I've also tried to plot the response of the transfer function in Scilab with this setup:
http://s27.postimg.org/ihw6d12ab/Scilab.png
I get a flat line with these values:
H(jω) = R2C1jω / (R2C2jω+1)(R1C1jω+1)
Replacing with s
H(s) = 0.0001s / (0.00001s+1)(0.0001s+1)

 

My goal is to be able to calculate the Quality Factor of the band pass filter by acquiring the damping ratio of the filter. But it is not a first order circuit.

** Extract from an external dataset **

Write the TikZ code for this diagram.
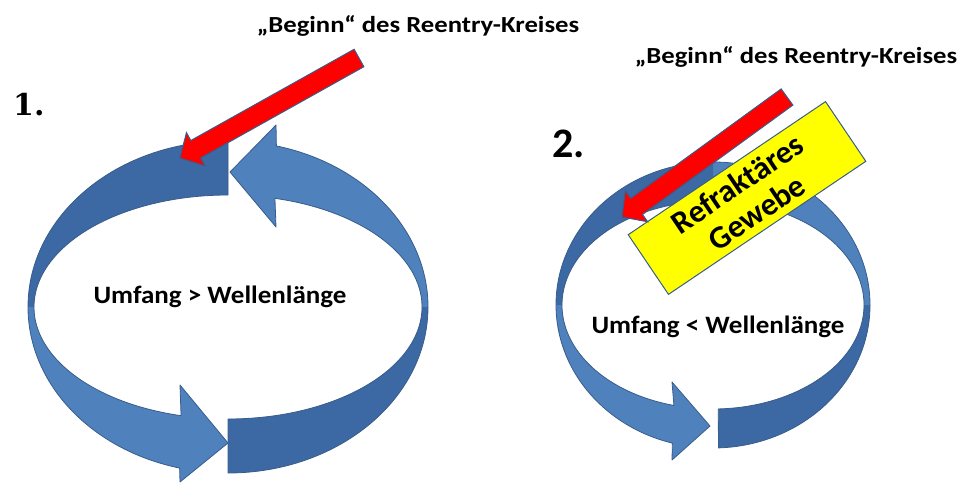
\documentclass[tikz,border=0pt]{standalone}
\usepackage{fontspec}
\usepackage{tikz}
\usetikzlibrary{calc}
\newfontfamily\carlito{Carlito}
\newfontfamily\numfont{DejaVu Serif}
\definecolor{ringlight}{RGB}{79, 129, 189}
\definecolor{ringdark}{RGB}{60, 104, 163}
\definecolor{ringline}{RGB}{56, 93, 138}
\definecolor{arrowred}{RGB}{255, 0, 0}
\definecolor{boxyellow}{RGB}{255, 255, 0}
% one piece of the ring band between two angles
\newcommand{\ringseg}[2]{({\rxo*cos(#1)},{\ryo*sin(#1)})
  arc[start angle=#1, end angle=#2, x radius=\rxo, y radius=\ryo]
  -- ({\rxi*cos(#2)},{\ryi*sin(#2)})
  arc[start angle=#2, end angle=#1, x radius=\rxi, y radius=\ryi] -- cycle}
% band piece that ends in an arrow head
\newcommand{\ringhead}[5]{({\rxo*cos(#1)},{\ryo*sin(#1)})
  arc[start angle=#1, end angle=#2, x radius=\rxo, y radius=\ryo]
  -- #3 -- #4 -- #5 -- ({\rxi*cos(#2)},{\ryi*sin(#2)})
  arc[start angle=#2, end angle=#1, x radius=\rxi, y radius=\ryi] -- cycle}
% red block arrow from #1 to #2
\newcommand{\blockarrow}[2]{%
  \coordinate (hb) at ($(#2)!18pt!(#1)$);
  \filldraw[redarrow] ($(#1)!10pt!90:(#2)$) -- ($(hb)!10pt!90:(#2)$)
    -- ($(hb)!19pt!90:(#2)$) -- (#2) -- ($(hb)!19pt!-90:(#2)$)
    -- ($(hb)!10pt!-90:(#2)$) -- ($(#1)!10pt!-90:(#2)$) -- cycle;}

\begin{document}
\begin{tikzpicture}[x=1pt, y=1pt,
    ringline/.style={draw=ringline, line width=0.8pt, line join=round},
    redarrow/.style={fill=arrowred, draw=ringline, line width=1pt, line join=miter},
    title/.style={font=\carlito\bfseries\fontsize{23}{27}\selectfont, xscale=1.16, anchor=base},
    ratio/.style={font=\carlito\bfseries\fontsize{25}{29}\selectfont, xscale=1.08, anchor=base},
    refbox/.style={fill=boxyellow, draw=ringline, line width=1pt, align=center,
      minimum width=238pt, minimum height=72pt, inner sep=1pt,
      font=\carlito\bfseries\fontsize{32}{35}\selectfont}]

  \useasboundingbox (0, 0) rectangle (965, 483);

  % 1. two arrows, circumference > wavelength
  \begin{scope}[shift={(228, 176)}]
    \def\rxo{200}\def\ryo{166}\def\rxi{194}\def\ryi{112}
    \fill[ringdark] \ringseg{-90}{0};
    \fill[ringlight] \ringhead{0}{76}{(48, 182)}{(2, 135)}{(48, 80)};
    \draw[ringline] \ringhead{-90}{76}{(48, 182)}{(2, 135)}{(48, 80)};
    \fill[ringdark] \ringseg{90}{180};
    \fill[ringlight] \ringhead{180}{256}{(-48, -175)}{(0, -136)}{(-48, -78)};
    \draw[ringline] \ringhead{90}{256}{(-48, -175)}{(0, -136)}{(-48, -78)};
  \end{scope}

  \coordinate (tail1) at (359, 425);
  \coordinate (tip1) at (180, 325);
  \blockarrow{tail1}{tip1}

  % 2. one arrow, circumference < wavelength
  \begin{scope}[shift={(713, 178)}]
    \def\rxo{157}\def\ryo{143}\def\rxi{151}\def\ryi{104}
    \foreach \a/\b/\c in {-88/0/ringdark, 0/90/ringlight, 90/180/ringdark}
      \fill[\c] \ringseg{\a}{\b};
    \fill[ringlight] \ringhead{180}{255}{(-41, -155)}{(-3, -121)}{(-41, -77)};
    \draw[ringline] \ringhead{-88}{255}{(-41, -155)}{(-3, -121)}{(-41, -77)};
  \end{scope}

  \node[refbox, rotate=34] (gewebe) at (747, 285) {Refraktäres\\Gewebe};

  \coordinate (tail2) at (787, 386);
  \coordinate (tip2) at (622, 266);
  \blockarrow{tail2}{tip2}

  % labels
  \node[title] (begin1) at (418, 450) {„Beginn“ des Reentry-Kreises};
  \node[title] (begin2) at (796, 419) {„Beginn“ des Reentry-Kreises};
  \node[anchor=base west, inner sep=0pt, font=\numfont\bfseries\fontsize{30}{36}\selectfont] (one) at (13, 368) {1.};
  \node[anchor=base west, inner sep=0pt, font=\carlito\bfseries\fontsize{42}{48}\selectfont] (two) at (552, 326) {2.};
  \node[ratio] (ratio1) at (220, 180) {Umfang > Wellenlänge};
  \node[ratio] (ratio2) at (718, 150) {Umfang < Wellenlänge};

\end{tikzpicture}
\end{document}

In my last answer I spoke about the series connection of two 1st order circuit. This combination - of course - is of 2nd order. However with two real poles only.

Because it has a second order polynomial expression. This is expressed throughout the scientific media. Now leave it by that. The first thing I take into consideration is plotting the transfer function in hopes to find either the pike time, settling time or overshoot, either is fine. By using either of the two equations:

Settling time and overshoot are time domain parameters (step response!).

H(jω) = R2C1jω / (R2C2jω+1)(R1C1jω+1)
H(s) = ω0/Q s / (s^2 + (ω0/Q)s + ω0^2)
But you might argue the H(s) above is wrong.
The H(s) above is for band pass filters with high Q factor.
Otherwise H(s) = lowpass*highpass = [ω0 / (s+ω0)] * [s / (s+ω0)]= ω0 s / (ω0 + s)^2

The last line obviously is not correct

The values are R2=R1=10K ohm and C1=10nF and C2= 1 nF.
I've tried to plot either of these transfer functions, but they don't appear well.

Bode plot of H(s) = ω0/Q s / (s^2 + (ω0/Q)s + ω0^2)
http://www.wolframalpha.com/input/?i=bode+plot+10033s%2F%28s^2%2B10033s%2B374964496%29

Bode plot of H(s) = ω0 s / (ω0 + s)^2
http://www.wolframalpha.com/input/?i=bode+plot+19364s%2F%28s^2%2B%2819364*2%29s%2B374964496%29

I also want to know the relationship between the H(s) and H(jω),
so I can set ω0 or ω0/Q for example equal to RC values.

I've also tried to plot the response of the transfer function in Scilab with this setup:
http://s27.postimg.org/ihw6d12ab/Scilab.png
I get a flat line with these values:
H(jω) = R2C1jω / (R2C2jω+1)(R1C1jω+1)
Replacing with s
H(s) = 0.0001s / (0.00001s+1)(0.0001s+1)

I think, we shouldn`t discuss in two different threads.